Not that interaction would be likely to be a good idea anyway. I confess to being tempted by the possibility of paying a call on Elisha ben Avuyah, AKA Acher (AH-cher, with the "ch" being a gutteral sound), but my Aramaic is nowhere near good enough to sustain a conversation, and English didn't exist in his time.

I suppose I'd have to go with a practical answer, then. I'd go to January 1st, find out the winning numbers in New York Lottery's "Millennium Millions" contest, then come back, win the lottery, and buy all the CDs I want and do everything else alluded to in that "ideal ending" linked to above.
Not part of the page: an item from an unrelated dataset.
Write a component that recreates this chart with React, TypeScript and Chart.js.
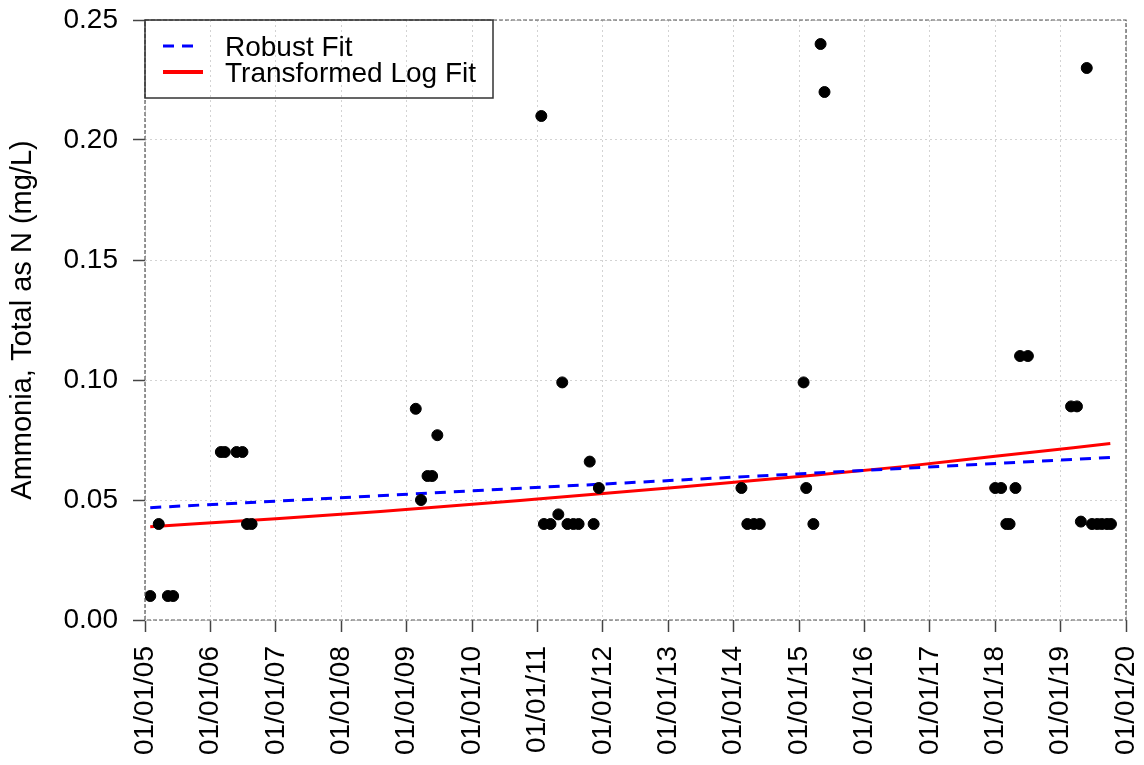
import React, { useEffect, useRef } from "react";
import { Chart, registerables } from "chart.js";

Chart.register(...registerables);

// ---- Data (decimal years) ----
const xTickYears = [2005, 2006, 2007, 2008, 2009, 2010, 2011, 2012, 2013, 2014, 2015, 2016, 2017, 2018, 2019, 2020];
const xTickLabels = ["01/01/05", "01/01/06", "01/01/07", "01/01/08", "01/01/09", "01/01/10", "01/01/11", "01/01/12", "01/01/13", "01/01/14", "01/01/15", "01/01/16", "01/01/17", "01/01/18", "01/01/19", "01/01/20"];
const yTickValues = [0, 0.05, 0.1, 0.15, 0.2, 0.25];
const yTickLabels = ["0.00", "0.05", "0.10", "0.15", "0.20", "0.25"];

const sampleDates = [
  2005.08, 2005.21, 2005.35, 2005.43, 2006.16, 2006.22, 2006.40, 2006.49, 2006.56, 2006.63,
  2009.14, 2009.22, 2009.32, 2009.39, 2009.47,
  2011.06, 2011.10, 2011.20, 2011.32, 2011.38, 2011.46, 2011.55, 2011.63, 2011.80, 2011.86, 2011.94,
  2014.12, 2014.21, 2014.31, 2014.40,
  2015.07, 2015.11, 2015.22, 2015.33, 2015.39,
  2018.00, 2018.09, 2018.17, 2018.22, 2018.31, 2018.38, 2018.50,
  2019.16, 2019.25, 2019.31, 2019.40, 2019.48, 2019.56, 2019.63, 2019.71, 2019.77,
];
const sampleValues = [
  0.01, 0.04, 0.01, 0.01, 0.07, 0.07, 0.07, 0.07, 0.04, 0.04,
  0.088, 0.05, 0.06, 0.06, 0.077,
  0.21, 0.04, 0.04, 0.044, 0.099, 0.04, 0.04, 0.04, 0.066, 0.04, 0.055,
  0.055, 0.04, 0.04, 0.04,
  0.099, 0.055, 0.04, 0.24, 0.22,
  0.055, 0.055, 0.04, 0.04, 0.055, 0.11, 0.11,
  0.089, 0.089, 0.041, 0.23, 0.04, 0.04, 0.04, 0.04, 0.04,
];

const robustDates = [2005.08, 2019.76];
const robustValues = [0.0468, 0.0677];

const logFitDates = [2005.08, 2007.0, 2008.6, 2011.0, 2013.19, 2015.0, 2016.55, 2018.0, 2019.76];
const logFitValues = [0.0389, 0.0422, 0.0452, 0.0504, 0.0554, 0.0598, 0.0638, 0.0682, 0.0735];

const FONT = "'Liberation Sans', Arial, Helvetica, sans-serif";

const framePlugin = {
  id: "frameAndLegend",
  afterDraw(chart: any) {
    const { ctx, chartArea } = chart;
    const { left, top, right, bottom } = chartArea;
    ctx.save();
    // plot box
    ctx.strokeStyle = "#555";
    ctx.lineWidth = 1.2;
    ctx.setLineDash([4, 2]);
    ctx.strokeRect(left, top, right - left, bottom - top);
    ctx.setLineDash([]);

    // legend
    const lw = 348;
    const lh = 78;
    ctx.strokeStyle = "#333";
    ctx.lineWidth = 1.5;
    ctx.strokeRect(left, top, lw, lh);
    const items = chart.data.datasets.filter((d: any) => d.type === "line");
    const rows = [top + 26, top + 52];
    const ends = [52, 58];
    items.forEach((d: any, i: number) => {
      const y = rows[i];
      ctx.beginPath();
      ctx.strokeStyle = d.borderColor;
      ctx.lineWidth = i === 0 ? 3 : 4;
      ctx.setLineDash(d.borderDash || []);
      ctx.moveTo(left + 18, y);
      ctx.lineTo(left + ends[i], y);
      ctx.stroke();
      ctx.setLineDash([]);
      ctx.fillStyle = "#000";
      ctx.font = `28px ${FONT}`;
      ctx.textBaseline = "alphabetic";
      ctx.textAlign = "left";
      ctx.fillText(d.label, left + 80, y + 9.5);
    });
    ctx.restore();
  },
};

export default function App() {
  const canvasRef = useRef<HTMLCanvasElement | null>(null);

  useEffect(() => {
    const canvas = canvasRef.current;
    if (!canvas) return;
    const chart = new Chart(canvas, {
      type: "scatter",
      data: {
        datasets: [
          {
            type: "scatter",
            label: "Samples",
            data: sampleDates.map((d, i) => ({ x: d, y: sampleValues[i] })),
            backgroundColor: "#000",
            borderColor: "#000",
            borderWidth: 1,
            pointRadius: 5.5,
          },
          {
            type: "line",
            label: "Robust Fit",
            data: robustDates.map((d, i) => ({ x: d, y: robustValues[i] })),
            borderColor: "#0000ff",
            borderWidth: 3,
            borderDash: [11, 8],
            pointRadius: 0,
            fill: false,
          },
          {
            type: "line",
            label: "Transformed Log Fit",
            data: logFitDates.map((d, i) => ({ x: d, y: logFitValues[i] })),
            borderColor: "#ff0000",
            borderWidth: 3,
            pointRadius: 0,
            cubicInterpolationMode: "monotone",
            fill: false,
          },
        ],
      } as any,
      options: {
        responsive: false,
        animation: false,
        layout: { padding: { left: 0, top: 20, right: 18, bottom: 0 } },
        plugins: {
          legend: { display: false },
          tooltip: { enabled: false },
        },
        scales: {
          x: {
            type: "linear",
            min: 2005,
            max: 2020,
            afterBuildTicks: (scale: any) => {
              scale.ticks = xTickYears.map((v) => ({ value: v }));
            },
            afterFit: (scale: any) => {
              scale.height = 145;
              scale.paddingLeft = 0;
              scale.paddingRight = 0;
            },
            ticks: {
              autoSkip: false,
              minRotation: 90,
              maxRotation: 90,
              padding: 14,
              color: "#000",
              font: { family: FONT, size: 28 },
              callback: (v: any) => xTickLabels[xTickYears.indexOf(Number(v))] ?? "",
            },
            grid: {
              color: "#d3d3d3",
              lineWidth: 1,
              tickLength: 12,
              tickColor: "#444",
              tickWidth: 1.5,
              tickBorderDash: [],
            },
            border: { display: false, dash: [2, 3] },
          },
          y: {
            type: "linear",
            min: 0,
            max: 0.25,
            afterBuildTicks: (scale: any) => {
              scale.ticks = yTickValues.map((v) => ({ value: v }));
            },
            afterFit: (scale: any) => {
              scale.width = 145;
              scale.paddingTop = 0;
              scale.paddingBottom = 0;
            },
            ticks: {
              padding: 15,
              color: "#000",
              font: { family: FONT, size: 28 },
              callback: (v: any) => {
                const idx = yTickValues.findIndex((t) => Math.abs(t - Number(v)) < 1e-9);
                return idx >= 0 ? yTickLabels[idx] : "";
              },
            },
            grid: {
              color: "#d3d3d3",
              lineWidth: 1,
              tickLength: 12,
              tickColor: "#444",
              tickWidth: 1.5,
              tickBorderDash: [],
            },
            border: { display: false, dash: [2, 3] },
            title: {
              display: true,
              text: "Ammonia, Total as N (mg/L)",
              color: "#000",
              font: { family: FONT, size: 29 },
              padding: { top: 6, bottom: 0 },
            },
          },
        },
      },
      plugins: [framePlugin],
    });
    return () => chart.destroy();
  }, []);

  return (
    <div style={{ position: "fixed", left: 0, top: 0, width: 1144, height: 765, background: "#fff" }}>
      <canvas ref={canvasRef} width={1144} height={765} style={{ display: "block" }} />
    </div>
  );
}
...although I suppose that would be cheating, wouldn't it. Hmmmph. Okay, I guess I couldn't do that, either.

Ultimately, then, I guess about the only viable choice remaining would be to go back to 1992 or so, and buy myself a large supply of KiTov Creme Filled Brownies, a product that has, alas, been discontinued since then.

YOU CAN ONLY WEAR ONE SET OF CLOTHES, WHICH WILL BE MIRACULOUSLY CLEANED AND REPAIRED EVERY MORNING WHEN YOU WAKE UP -- WHAT WILL THEY BE?

Hmmm. Given my druthers, I'd go with blue jeans, a dark blue T-shirt, and white sneakers, but from a practical standpoint, it wouldn't be a good idea, that not being appropriate in a synagogue and all. So... <sigh> I guess I'd have to go with the navy blue suit, white dress shirt, black loafers, and the blue tie I wore for over a decade before it finally fell apart. Boring and confining, but appropriate just about anywhere...

WHAT IS THE PERFECT MEAL?

Pizza. It's the reason food was invented.

SAY ONE NICE THING ABOUT THE PERSON WHO SENT THIS TO YOU:

Well, I swiped it from a Web site, rather than having it sent... but, okay, Lucy Huntzinger is a neat person, and I'm glad I got to meet her a couple of months ago.